Enquanto a maioria dos segmentos de atividades profissionais e empresariais lutou para continuar existindo, os planos de saúde tiveram um lucro financeiro recorde acumulado em R$ 15,9 bilhões até o terceiro trimestre de 2020. Para comparação, é bom ter em mente que o ganho financeiro no mesmo período de 2019 foi de R$ 9,2 bilhões. Um aumento de lucros de 66%, enquanto a economia do país e os salários naufragam.
Como isso aconteceu? Os usuários dos planos pagaram mensalidades, mas não foram aos consultórios, deixaram de fazer exames e cirurgias em função da pandemia da covid-19. Eos médicos e demais prestadores de serviço, por sua vez, não foram remunerados. Foi um ganho baseado em inércia e com reajustes mantidos por previsão contratual.
A perspectiva para 2021 é ainda melhor para os planos de saúde, mas nada boa para os usuários deles: reajustes podem representar aumentos de 25% a até mais que 100% das mensalidades praticadas até dezembro do ano passado.
Isso porque, a partir de janeiro, o usuário vai ter incorporado à sua mensalidade o reajuste suspenso em agosto do ano passado por 120 dias;as parcelas do reajuste suspensas parceladas em 12 vezes; e ainda o reajuste anual e por mudança de faixa etária referente a 2021, a partir da data de aniversário do contrato.
Embora as operadoras digam que os dados referentes ao lucro sejam parciais e que houve aumento da procura por atendimento no trimestre seguinte, mesmo havendo alguma redução, o lucro ainda será recorde. O aumento da demanda só vai justificar o índice de reajuste deste ano, que é baseado na chamada “sinistralidade”, ou simplesmente pelo quanto o serviço é usado no período de um ano.
Para os contratos individuais e familiares, que correspondem a menos que um quinto do total de beneficiários de planos de saúde (em torno de 47 milhões de vidas), o índice é definido pela Agência Nacional de Saúde (ANS) e ficou em 8,4%. Os reajustes dos planos de grupos empresariais ou por adesão sempre são maiores, o que não será diferente este ano.
O aumento vai afetar de forma pesada os orçamentos das famílias ou simplesmente vai incapacitar a manutenção dos planos. Até para mudar para um mais barato, os usuários que não tiverem capacidade financeira de arcar com o aumento vão ter que cumprir novos prazos de carência e não terão acesso à mesma oferta de serviços.

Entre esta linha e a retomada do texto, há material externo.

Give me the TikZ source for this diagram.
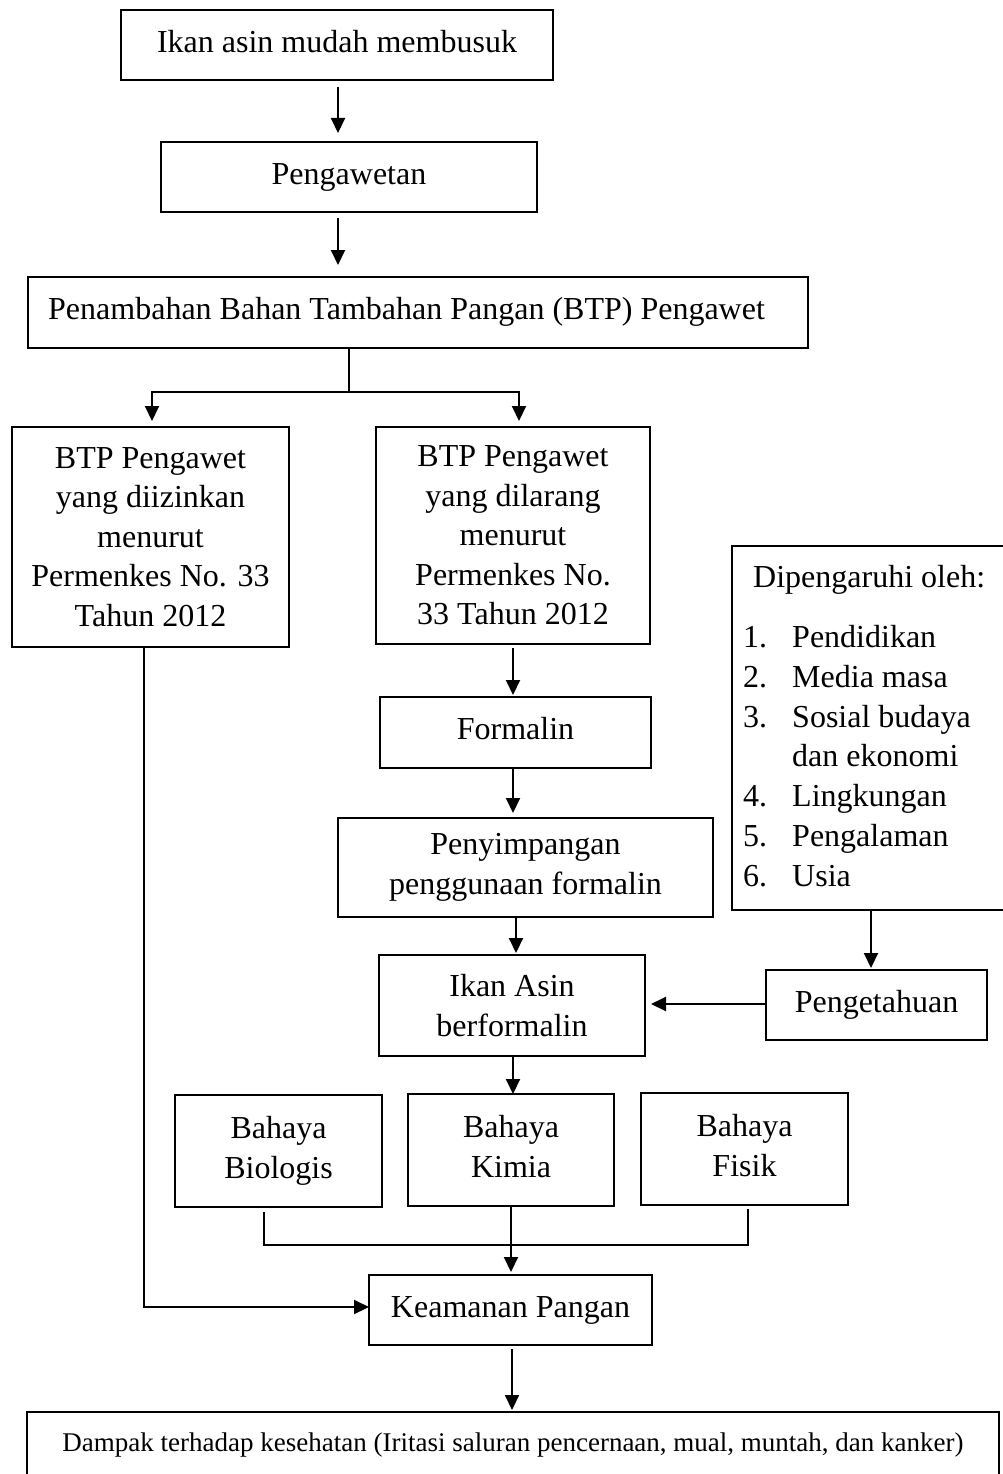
\documentclass[tikz,border=0pt]{standalone}
\usepackage{fontspec}
\setmainfont{Liberation Serif}
\usetikzlibrary{arrows.meta,calc}
\begin{document}
\begin{tikzpicture}[x=1pt,y=-1pt,
  box/.style={draw, line width=2pt, inner sep=0pt, outer sep=0pt, align=center, font=\fontsize{32}{39.5}\selectfont},
  oneline/.style={text height=22.4pt, text depth=8pt},
  arr/.style={line width=2pt, -{Triangle[length=15pt,width=14pt]}},
  ln/.style={line width=2pt},
  lst/.style={anchor=base west, inner sep=0pt, font=\fontsize{32}{39.5}\selectfont}]
\useasboundingbox (0,0) rectangle (1003,1474);
% boxes
\node[box, oneline, minimum width=432, minimum height=70] (b1) at (337,45) {Ikan asin mudah membusuk};
\node[box, oneline, minimum width=376, minimum height=70] (b2) at (349,177) {Pengawetan};
\node[box, minimum width=780, minimum height=71] (b3) at (418,312.5) {};
\node[anchor=west, inner sep=0pt, oneline, font=\fontsize{32}{39.5}\selectfont] (b3t) at ($(b3.west)+(20,0)$) {Penambahan Bahan Tambahan Pangan (BTP) Pengawet};
\node[box, minimum width=277, minimum height=220] (b4) at (150.5,537) {BTP Pengawet\\yang diizinkan\\menurut\\Permenkes No. 33\\Tahun 2012};
\node[box, minimum width=274, minimum height=217] (b5) at (513,535.5) {BTP Pengawet\\yang dilarang\\menurut\\Permenkes No.\\33 Tahun 2012};
\node[box, oneline, minimum width=271, minimum height=71] (b6) at (515.5,732.5) {Formalin};
\node[box, minimum width=375, minimum height=99] (b7) at (525.5,867.5) {Penyimpangan\\penggunaan formalin};
\node[box, minimum width=266, minimum height=101] (b8) at (512,1005.5) {Ikan Asin\\berformalin};
\node[box, minimum width=274, minimum height=364] (b9) at (869,728) {};
\node[box, oneline, minimum width=221, minimum height=70] (b10) at (876.5,1005) {Pengetahuan};
\node[box, minimum width=207, minimum height=112] (b11) at (278.5,1151) {Bahaya\\Biologis};
\node[box, minimum width=206, minimum height=112] (b12) at (511,1150) {Bahaya\\Kimia\vphantom{g}};
\node[box, minimum width=207, minimum height=112] (b13) at (744.5,1149) {Bahaya\\Fisik\vphantom{g}};
\node[box, oneline, minimum width=283, minimum height=70] (b14) at (510.5,1310) {Keamanan Pangan};
\node[box, minimum width=972, minimum height=66, font=\fontsize{27}{32}\selectfont, text height=19pt, text depth=7pt] (b15) at (513,1445) {Dampak terhadap kesehatan (Iritasi saluran pencernaan, mual, muntah, dan kanker)};
% list text inside b9
\node[lst] (h9) at (753,587) {Dipengaruhi oleh:};
\node[lst] (n1) at (743,647) {1.};
\node[lst] (t1) at (792,647) {Pendidikan};
\node[lst] (n2) at (743,687) {2.};
\node[lst] (t2) at (792,687) {Media masa};
\node[lst] (n3) at (743,727) {3.};
\node[lst] (t3) at (792,727) {Sosial budaya};
\node[lst] (t3b) at (792,766) {dan ekonomi};
\node[lst] (n4) at (743,806) {4.};
\node[lst] (t4) at (792,806) {Lingkungan};
\node[lst] (n5) at (743,846) {5.};
\node[lst] (t5) at (792,846) {Pengalaman};
\node[lst] (n6) at (743,886) {6.};
\node[lst] (t6) at (792,886) {Usia};
% connectors
\coordinate (fk) at (349,392);
\draw[arr] ($(b1.south)+(1,7)$) -- ($(b1.south|-b2.north)+(1,-9)$);
\draw[arr] ($(b2.south)+(-11,6)$) -- ($(b2.south|-b3.north)+(-11,-12)$);
\draw[ln] (b3.south -| fk) -- (fk);
\draw[arr] (fk) -| ($(b4.north)+(1.5,-6)$);
\draw[arr] (fk) -| ($(b5.north)+(6,-6)$);
\draw[arr] ($(b4.south)+(-6.5,0)$) |- ($(b14.west)+(0,-3)$);
\draw[arr] ($(b5.south)+(0,4)$) -- ($(b5.south|-b6.north)+(0,-2)$);
\draw[arr] ($(b6.south)+(-2.5,0)$) -- ($(b6.south|-b7.north)+(-2.5,-5)$);
\draw[arr] ($(b7.south)+(-9.5,0)$) -- ($(b7.south|-b8.north)+(-9.5,-2)$);
\draw[arr] ($(b9.south)+(2,0)$) -- ($(b9.south|-b10.north)+(2,-2)$);
\draw[arr] ($(b10.west)+(0,-1)$) -- ($(b10.west -| b8.east)+(6,-1)$);
\draw[arr] ($(b8.south)+(1,0)$) -- ($(b8.south|-b12.north)+(1,0)$);
\draw[ln] ($(b11.south)+(-14.5,5)$) -- ++(0,33) -- ($(b13.south)+(3.5,40)$) -- ($(b13.south)+(3.5,4)$);
\draw[arr] (b12.south) -- ($(b12.south|-b14.north)+(0,-3)$);
\draw[arr] ($(b14.south)+(1.5,4)$) -- ($(b14.south|-b15.north)+(1.5,-2)$);
\end{tikzpicture}
\end{document}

Daí já se prevê duas consequências: uma é o aumento de demandas judiciais – a questão pode vir a ser mais um assunto em que o Supremo Tribunal Federal acabe intervindo. A outra é o aumento da demanda por atendimento no SUS, que já estará, se não colapsado, sobrecarregado com o atendimento represado durante a pandemia, quando a imensa maioria das cirurgias e tratamentos eletivos ficou suspensa.
Durante a pandemia, a situação de pacientes crônicos ou que já aguardavam procedimentos cirúrgicos não melhorou. Eles, no máximo, foram estabilizados ou assistiram impotentes ao agravamento de sua condição.

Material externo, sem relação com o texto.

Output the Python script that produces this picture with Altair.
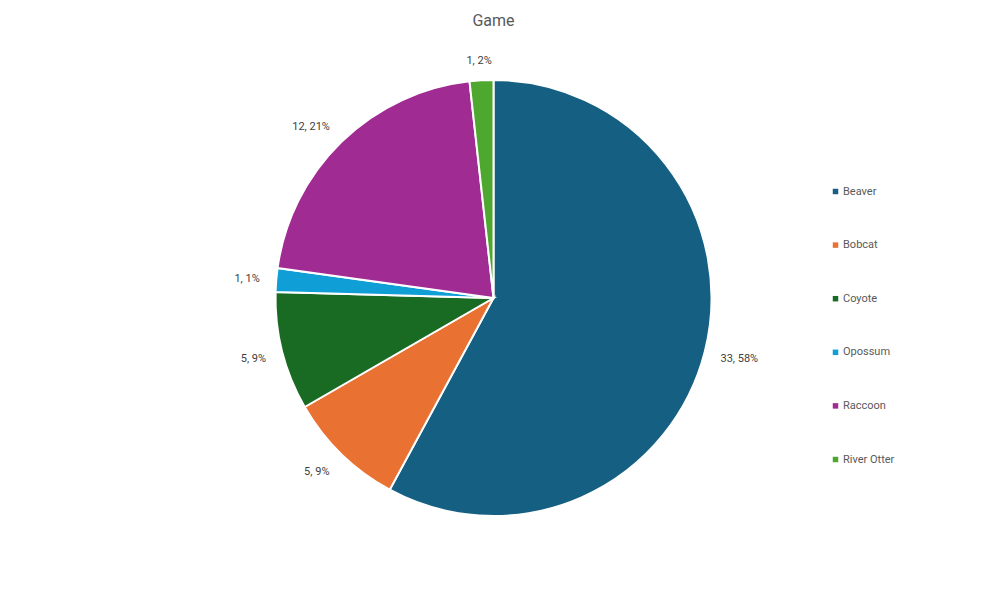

Com o desequilíbrio no setor da saúde suplementar, o lucro das empresas em descompasso com a realidade de usuários, prestadores de serviço, da saúde pública e do próprio conjunto da economia pode significar aumento de despesa (ou de desassistência) no SUS e no sistema Judiciário.
Sem o financiamento suficiente, o SUS volta a ser vilão e os planos de saúde seguem como um sonho de consumo da população e um oásis imaginário, uma miragem de prestação de assistência em saúde.
Essa situação merece atenção da área econômica e do Ministério da Saúde antes que se torne um novo drama. A pandemia nos colocou em uma situação de excepcionalidade e os planos de saúde devem, como todo o conjunto da população e das instituições, dar o seu quinhão de sacrifício pelo bem da coletividade.
O Estado, no entanto, não precisa intervir diretamente no mercado de planos de saúde ou da assistência privada para controlar preços ou impor índices de reajuste. O SUS, com financiamento adequado, gestão competente e transparente, e padrão de atendimento competitivo com as instituições de mercado, é a melhor ferramenta de regulação, de promoção de equidade e forma de controle natural da ganância de empresas que colocam o lucro acima das necessidades coletivas.